Nigerian politician and lawyer (1918–1996)

Adeniran Ogunsanya, QC, SAN (31 January 1918 – 22 November 1996) was a Nigerian lawyer and politician. He was among the chief-founders of the Ibadan Peoples Party (IPP). He served as a Lagos State commissioner for Justice and commissioner for Education. He was chairman of the Nigerian People's Party.

==Background==
Adeniran was born on 31 January 1918 in Ikorodu, a suburb of Lagos, to the royal family of Omoba Suberu Ogunsanya Oguntade, who was the Odofin of Ikorodu. He completed his primary education from Hope Waddell Training Institute in Calabar under the guardianship of his uncle who was a civil servant. He scored the highest mark at the 1937 Government Standard VI examinations thus earning him a government scholarship to King's College, Lagos. He went on to study Law at the University of Manchester and Gray's Inn School of Law.

==Career==
Adeniran began his law practice at Chief T.O.S. Benson Chambers in Lagos after returning from the United Kingdom a better informed lawyer and politician. In 1956, he joined his brother, Sulu Adebayo Ogunsanya to establish Ogunsanya & Ogunsanya Chambers.

==Politics==
In 1945, representing the Young African Progressive League, he attended the fifth Pan-African Congress in Manchester. Also in attendance were Hastings Banda, W. E. B. Du Bois, Jomo Kenyatta, Kwame Nkrumah and Jaja Wachuku to name just a few.

In the mid 1950s, Adeniran served as a member of the National Executive Committee of the National Council of Nigeria and the Cameroons. He was the President of NCNC Youth Association and in 1959, he became a member of the parliament representing Ikeja and Mushin. He held various executive positions within his party and in local governance in Lagos. In the NCNC, he was a one-time chairman of the Lagos State executive working committee and NCNC zonal leader for colony province and later secretary of the NCNC parliamentary council. In local politics, was a chairman of Mushin District Council Management Committee. Prior to the end of the first republic, he was appointed federal minister of Housing and Surveys and during the administration of Mobolaji Johnson, he was brought back to local governance as state commissioner for education.

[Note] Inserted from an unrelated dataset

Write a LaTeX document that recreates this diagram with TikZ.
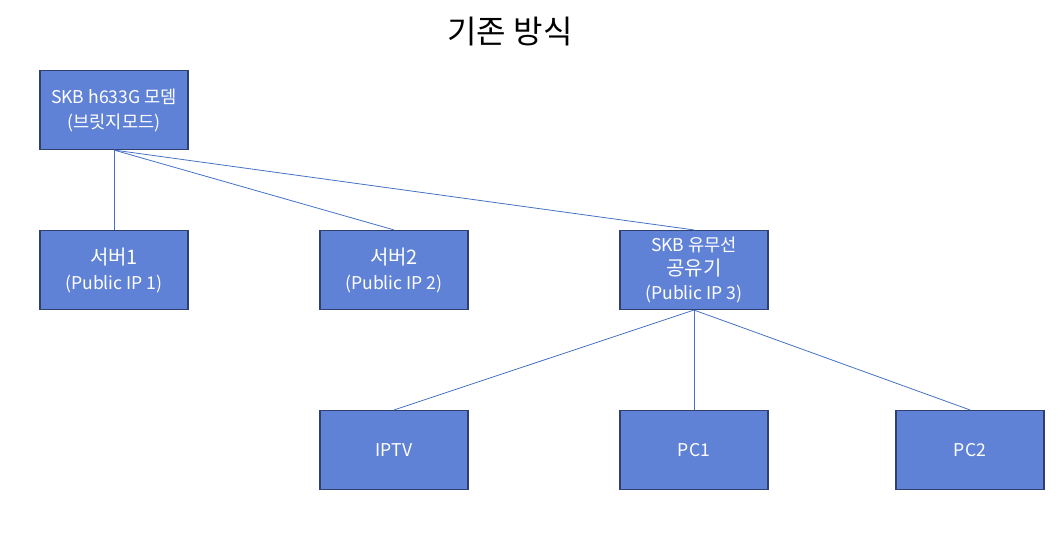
\documentclass[tikz,border=0pt]{standalone}
\usepackage{fontspec}
\setmainfont{Noto Sans CJK KR}
\usepackage{xcolor}
\definecolor{boxfill}{HTML}{6082D6}
\definecolor{boxline}{HTML}{2F3F6E}
\definecolor{wire}{HTML}{4472C4}
\usetikzlibrary{positioning}

\begin{document}
\begin{tikzpicture}[x=0.75pt, y=-0.75pt,
  every node/.style={font=\fontsize{13.2}{18.7}\selectfont},
  dev/.style={draw=boxline, line width=1.1pt, fill=boxfill, text=white,
              minimum width=111pt, minimum height=59pt, inner sep=2pt,
              align=center},
  link/.style={draw=wire, line width=0.6pt}
]
\useasboundingbox (0,0) rectangle (1060,545);
\node[font=\fontsize{24}{28}\selectfont] (title) at (510,32) {기존 방식};

\node[dev] (modem) at (114,110) {SKB h633G 모뎀\\(브릿지모드)};
\node[dev] (srv1)  at (114,270) {{\fontsize{15}{18.7}\selectfont 서버1}\\(Public IP 1)};
\node[dev] (srv2)  at (394,270) {{\fontsize{15}{18.7}\selectfont 서버2}\\(Public IP 2)};
\node[dev, font=\fontsize{13.2}{18.2}\selectfont] (rtr) at (694,270)
  {SKB 유무선\\{\fontsize{15}{18.2}\selectfont 공유기}\\(Public IP 3)};
\node[dev] (iptv)  at (394,450) {IPTV};
\node[dev] (pc1)   at (694,450) {PC1};
\node[dev] (pc2)   at (970,450) {PC2};

\foreach \t in {srv1, srv2, rtr}
  \draw[link] (modem.south) -- (\t.north);
\foreach \t in {iptv, pc1, pc2}
  \draw[link] (rtr.south) -- (\t.north);
\end{tikzpicture}
\end{document}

Adeniran was the leader of the Lagos progressives that merged with three other groups to form the Nigerian People's Party (NPP) during the Second Republic. He later became the chairman of the Nigerian People's Party (NPP) succeeding Olu Akinfosile after he had previously lost to Lateef Jakande for a seat in the Lagos Government House. He was the first Attorney General of Lagos and later became the Commissioner of Education.

==Recognitions and legacy==
- Adeniran Ogunsanya College of Education
- Senior Advocate of Nigeria
- Queen's Counsel

===Adeniran Ogunsanya Street===
Adeniran Ogunsanya Street is a street located in Surulere local government area of Lagos State and lies next to Akangba. It is named after Ogunsanya. It is home to the Adeniran Ogunsanya Shopping Mall. Built and commissioned by the then Military Governor of Lagos State, Brigadier-General Mobolaji Johnson in 1975, the shopping mall was later redeveloped in 2011 by the Babatunde Fashola-led government. Prior to its redevelopment in 2011, it had been known as "Adeniran Ogunsanya Shopping Centre" under the management of LSDPC (Lagos State Development and Property Corporation). At this time, it housed several retail businesses such as "Ices Parlour" (a confectionery store) "Jack and Judy" (a school uniform outfit) Patabah bookstore, and "Omo Onikoyi" (a hair salon). It currently has a total area of about 22000 sqm with over 150 shops, a car-pack that can contain over 300 cars, a lift, an escalator and other basic facilities.